- Publisher: Thor Computer Software
- Platform: VIC-20
- Release: 1984
- Genre: Maze
- Mode: Single-player

= 3D Silicon Fish =

1984 video game

3D Silicon Fish is a maze video game for the VIC-20 published by Thor Computer Software in 1984. It was developed in the United Kingdom.

==Plot==
According to the instruction manual, the game takes place on Earth in the future where inhabitants are dependent on silicon for technology. Unfortunately, the silicon reserves are running out, but another source of silicon has been located in a faraway part of the galaxy.

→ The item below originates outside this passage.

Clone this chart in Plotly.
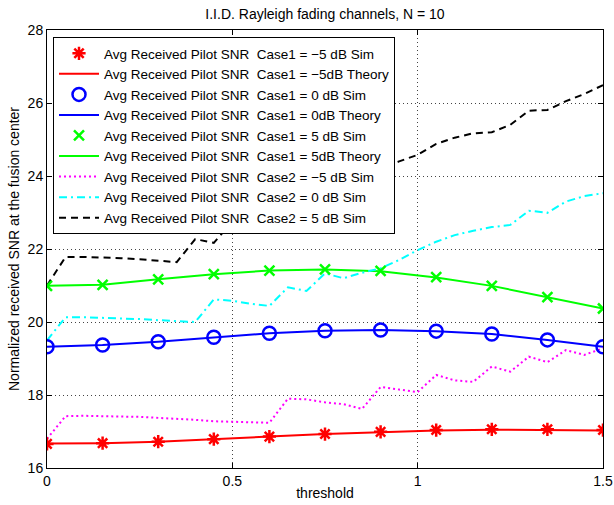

A mercenary going by the name of Sillo is sent to the dangerous area with a vehicle called the "silicon fisher" to gather the silicon and transport the cargo back to Earth.

==Gameplay==
The game consists of a maze located above a stream that flows from the top to the bottom of the screen. The player navigates through the maze with the silicon fisher vehicle while looking for silicon that floats along the river. Collecting the silicon is done by positioning the vehicle towards the direction where the silicon is heading and throwing out a net to catch it. Every so often, an enemy called a "Kryllon" materializes in the air and explodes after a short time span. If the player is within range of the explosion, they will be killed.

As each level is completed, the speed of the game quickens along with more randomly appearing Kryllons. The colour of the levels change as the game goes on, and the music grows faster as the pace of the game accelerates.